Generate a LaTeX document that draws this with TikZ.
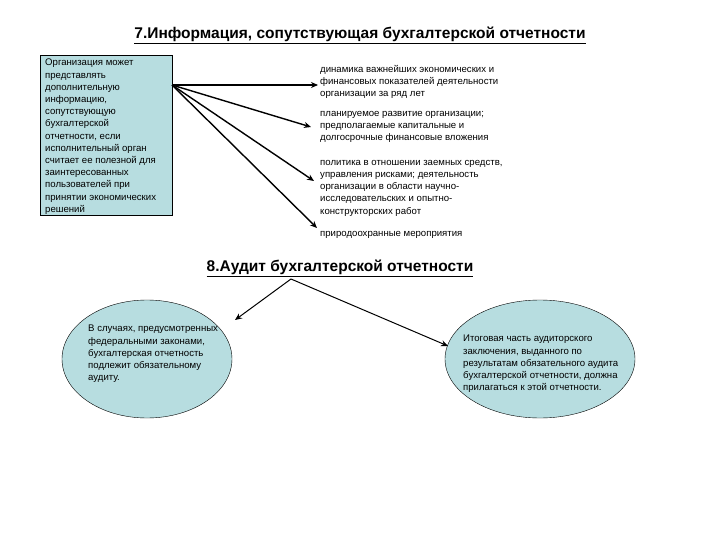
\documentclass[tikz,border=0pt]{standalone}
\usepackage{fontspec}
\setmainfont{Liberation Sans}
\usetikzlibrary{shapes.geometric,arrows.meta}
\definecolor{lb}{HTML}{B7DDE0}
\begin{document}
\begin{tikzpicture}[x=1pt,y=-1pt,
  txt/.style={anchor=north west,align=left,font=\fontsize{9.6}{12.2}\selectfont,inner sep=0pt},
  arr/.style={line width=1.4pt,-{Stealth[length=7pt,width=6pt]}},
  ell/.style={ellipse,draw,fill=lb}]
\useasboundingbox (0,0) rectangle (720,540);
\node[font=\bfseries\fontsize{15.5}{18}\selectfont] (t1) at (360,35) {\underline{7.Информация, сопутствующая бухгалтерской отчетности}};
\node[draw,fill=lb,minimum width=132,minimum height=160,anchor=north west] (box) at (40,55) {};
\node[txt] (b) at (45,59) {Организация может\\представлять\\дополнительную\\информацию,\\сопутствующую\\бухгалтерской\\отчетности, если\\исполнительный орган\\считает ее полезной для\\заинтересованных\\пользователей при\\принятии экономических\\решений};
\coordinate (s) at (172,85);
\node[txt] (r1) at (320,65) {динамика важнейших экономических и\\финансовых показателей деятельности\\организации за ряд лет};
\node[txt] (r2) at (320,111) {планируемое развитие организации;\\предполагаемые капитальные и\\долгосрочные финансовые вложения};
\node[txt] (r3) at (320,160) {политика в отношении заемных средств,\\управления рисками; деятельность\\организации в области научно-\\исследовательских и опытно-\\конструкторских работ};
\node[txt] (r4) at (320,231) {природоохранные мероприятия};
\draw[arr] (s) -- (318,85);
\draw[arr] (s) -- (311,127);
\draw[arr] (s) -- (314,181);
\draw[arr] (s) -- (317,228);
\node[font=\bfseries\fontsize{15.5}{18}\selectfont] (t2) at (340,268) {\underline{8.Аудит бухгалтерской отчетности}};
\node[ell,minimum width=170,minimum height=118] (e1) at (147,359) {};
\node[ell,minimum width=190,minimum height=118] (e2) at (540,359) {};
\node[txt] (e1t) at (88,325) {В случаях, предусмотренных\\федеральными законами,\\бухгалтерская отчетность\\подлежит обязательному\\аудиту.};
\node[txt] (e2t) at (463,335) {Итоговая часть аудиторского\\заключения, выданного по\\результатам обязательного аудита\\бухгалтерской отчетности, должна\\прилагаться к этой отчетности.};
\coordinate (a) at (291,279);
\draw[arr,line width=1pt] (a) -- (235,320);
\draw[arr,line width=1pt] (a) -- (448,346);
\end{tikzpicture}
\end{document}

==

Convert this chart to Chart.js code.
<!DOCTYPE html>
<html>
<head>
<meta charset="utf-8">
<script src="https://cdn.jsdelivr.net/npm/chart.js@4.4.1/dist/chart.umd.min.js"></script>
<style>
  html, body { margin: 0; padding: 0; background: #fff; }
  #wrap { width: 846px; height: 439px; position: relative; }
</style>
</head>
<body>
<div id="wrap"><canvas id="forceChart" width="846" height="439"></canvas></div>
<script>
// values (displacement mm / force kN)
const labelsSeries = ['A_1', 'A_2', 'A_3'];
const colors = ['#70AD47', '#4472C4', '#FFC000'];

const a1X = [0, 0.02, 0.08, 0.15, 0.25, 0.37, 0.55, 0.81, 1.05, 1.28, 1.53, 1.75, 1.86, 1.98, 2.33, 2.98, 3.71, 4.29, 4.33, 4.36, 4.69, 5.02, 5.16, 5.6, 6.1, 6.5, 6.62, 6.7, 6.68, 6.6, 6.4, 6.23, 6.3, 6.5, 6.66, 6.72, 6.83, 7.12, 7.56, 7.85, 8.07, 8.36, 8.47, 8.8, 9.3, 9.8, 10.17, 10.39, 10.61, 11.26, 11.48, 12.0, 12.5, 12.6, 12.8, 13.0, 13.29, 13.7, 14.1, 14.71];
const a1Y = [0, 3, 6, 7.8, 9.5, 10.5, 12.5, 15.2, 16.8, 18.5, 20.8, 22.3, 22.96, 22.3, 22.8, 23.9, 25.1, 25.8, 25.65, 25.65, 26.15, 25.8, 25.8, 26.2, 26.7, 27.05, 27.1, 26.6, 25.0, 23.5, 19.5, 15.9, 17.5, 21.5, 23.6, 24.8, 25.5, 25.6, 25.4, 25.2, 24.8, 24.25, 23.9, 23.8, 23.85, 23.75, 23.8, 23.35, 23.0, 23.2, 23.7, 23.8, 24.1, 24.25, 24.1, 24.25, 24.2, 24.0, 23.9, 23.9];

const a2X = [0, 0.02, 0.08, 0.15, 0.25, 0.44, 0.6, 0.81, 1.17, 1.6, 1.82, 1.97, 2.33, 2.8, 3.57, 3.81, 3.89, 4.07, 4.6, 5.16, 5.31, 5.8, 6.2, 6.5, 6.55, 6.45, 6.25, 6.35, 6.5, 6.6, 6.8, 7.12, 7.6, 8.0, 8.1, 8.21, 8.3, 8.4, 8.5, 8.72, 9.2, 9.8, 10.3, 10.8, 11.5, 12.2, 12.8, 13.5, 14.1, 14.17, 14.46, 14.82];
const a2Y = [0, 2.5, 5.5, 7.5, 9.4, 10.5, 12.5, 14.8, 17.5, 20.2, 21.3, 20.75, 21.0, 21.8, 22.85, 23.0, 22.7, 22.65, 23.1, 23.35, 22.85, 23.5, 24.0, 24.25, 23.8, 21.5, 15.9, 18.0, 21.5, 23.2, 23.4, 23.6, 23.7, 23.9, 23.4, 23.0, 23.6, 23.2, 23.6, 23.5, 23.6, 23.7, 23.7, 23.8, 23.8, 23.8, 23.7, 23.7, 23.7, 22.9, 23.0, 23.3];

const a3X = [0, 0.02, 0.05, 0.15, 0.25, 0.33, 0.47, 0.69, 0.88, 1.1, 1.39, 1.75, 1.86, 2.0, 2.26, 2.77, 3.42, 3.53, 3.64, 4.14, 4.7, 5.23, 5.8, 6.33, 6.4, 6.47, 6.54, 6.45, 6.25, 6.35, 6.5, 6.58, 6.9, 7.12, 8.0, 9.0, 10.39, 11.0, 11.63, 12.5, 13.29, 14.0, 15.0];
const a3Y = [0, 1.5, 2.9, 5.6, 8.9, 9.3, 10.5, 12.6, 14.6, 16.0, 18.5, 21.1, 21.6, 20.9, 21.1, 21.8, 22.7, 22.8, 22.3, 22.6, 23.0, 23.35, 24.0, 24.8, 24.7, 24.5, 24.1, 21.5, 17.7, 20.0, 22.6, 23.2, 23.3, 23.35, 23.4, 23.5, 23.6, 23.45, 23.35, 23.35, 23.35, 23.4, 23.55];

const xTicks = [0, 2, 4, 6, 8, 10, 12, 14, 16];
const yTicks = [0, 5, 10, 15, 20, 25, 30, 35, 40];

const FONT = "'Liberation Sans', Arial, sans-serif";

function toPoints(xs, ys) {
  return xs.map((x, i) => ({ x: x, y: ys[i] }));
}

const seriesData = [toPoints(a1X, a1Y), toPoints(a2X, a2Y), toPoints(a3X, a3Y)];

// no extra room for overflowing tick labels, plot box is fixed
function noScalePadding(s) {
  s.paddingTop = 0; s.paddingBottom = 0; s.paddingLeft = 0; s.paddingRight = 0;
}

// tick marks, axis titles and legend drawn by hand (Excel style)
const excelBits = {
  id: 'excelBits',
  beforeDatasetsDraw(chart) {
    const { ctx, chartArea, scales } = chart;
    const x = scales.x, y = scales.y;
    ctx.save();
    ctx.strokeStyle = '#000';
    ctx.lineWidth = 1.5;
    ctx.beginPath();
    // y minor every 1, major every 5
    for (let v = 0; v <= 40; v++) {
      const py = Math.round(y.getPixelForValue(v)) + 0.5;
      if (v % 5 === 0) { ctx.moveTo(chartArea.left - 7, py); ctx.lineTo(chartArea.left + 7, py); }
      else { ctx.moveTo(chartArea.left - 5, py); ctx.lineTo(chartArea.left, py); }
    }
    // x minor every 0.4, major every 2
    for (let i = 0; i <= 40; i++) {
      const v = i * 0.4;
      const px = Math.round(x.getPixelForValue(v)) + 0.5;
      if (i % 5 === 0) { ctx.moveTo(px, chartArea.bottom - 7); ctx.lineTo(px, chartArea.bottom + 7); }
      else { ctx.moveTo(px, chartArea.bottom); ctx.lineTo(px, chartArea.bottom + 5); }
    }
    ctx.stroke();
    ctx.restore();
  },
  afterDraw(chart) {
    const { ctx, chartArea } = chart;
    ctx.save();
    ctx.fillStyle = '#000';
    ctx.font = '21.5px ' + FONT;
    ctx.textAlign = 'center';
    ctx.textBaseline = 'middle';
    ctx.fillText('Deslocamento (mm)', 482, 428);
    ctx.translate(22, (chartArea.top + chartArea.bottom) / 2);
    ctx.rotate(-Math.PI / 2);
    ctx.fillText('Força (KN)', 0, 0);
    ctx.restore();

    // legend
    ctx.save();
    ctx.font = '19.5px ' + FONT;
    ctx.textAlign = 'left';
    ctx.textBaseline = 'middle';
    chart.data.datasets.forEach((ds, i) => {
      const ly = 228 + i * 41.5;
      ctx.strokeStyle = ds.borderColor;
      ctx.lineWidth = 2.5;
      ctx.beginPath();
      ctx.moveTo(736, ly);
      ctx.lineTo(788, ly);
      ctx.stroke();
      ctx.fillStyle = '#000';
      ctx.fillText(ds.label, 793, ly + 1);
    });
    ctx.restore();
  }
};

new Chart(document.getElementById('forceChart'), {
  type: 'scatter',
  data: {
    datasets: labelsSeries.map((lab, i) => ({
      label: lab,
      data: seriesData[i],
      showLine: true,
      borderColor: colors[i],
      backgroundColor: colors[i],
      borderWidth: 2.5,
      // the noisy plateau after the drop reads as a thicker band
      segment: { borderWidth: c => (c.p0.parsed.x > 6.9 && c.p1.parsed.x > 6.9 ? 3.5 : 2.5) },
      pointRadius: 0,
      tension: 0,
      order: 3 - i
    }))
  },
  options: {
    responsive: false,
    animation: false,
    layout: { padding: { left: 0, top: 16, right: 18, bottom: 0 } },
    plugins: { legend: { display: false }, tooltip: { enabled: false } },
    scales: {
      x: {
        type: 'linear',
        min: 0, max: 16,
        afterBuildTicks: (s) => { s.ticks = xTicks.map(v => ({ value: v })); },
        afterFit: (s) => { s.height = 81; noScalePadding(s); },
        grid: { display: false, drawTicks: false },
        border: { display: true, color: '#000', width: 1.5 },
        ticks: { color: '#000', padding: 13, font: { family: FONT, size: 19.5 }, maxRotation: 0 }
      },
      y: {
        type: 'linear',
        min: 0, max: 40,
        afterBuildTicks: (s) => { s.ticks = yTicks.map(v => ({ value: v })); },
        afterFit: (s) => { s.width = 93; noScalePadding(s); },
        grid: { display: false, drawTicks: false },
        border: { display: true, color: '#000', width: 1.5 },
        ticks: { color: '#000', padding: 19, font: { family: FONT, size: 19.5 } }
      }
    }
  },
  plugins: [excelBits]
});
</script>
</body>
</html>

Goal of the exercise
Look through the entries above for the word "this". Copy every line where it shows up.

Solution
Generate a LaTeX document that draws this with TikZ.
Convert this chart to Chart.js code.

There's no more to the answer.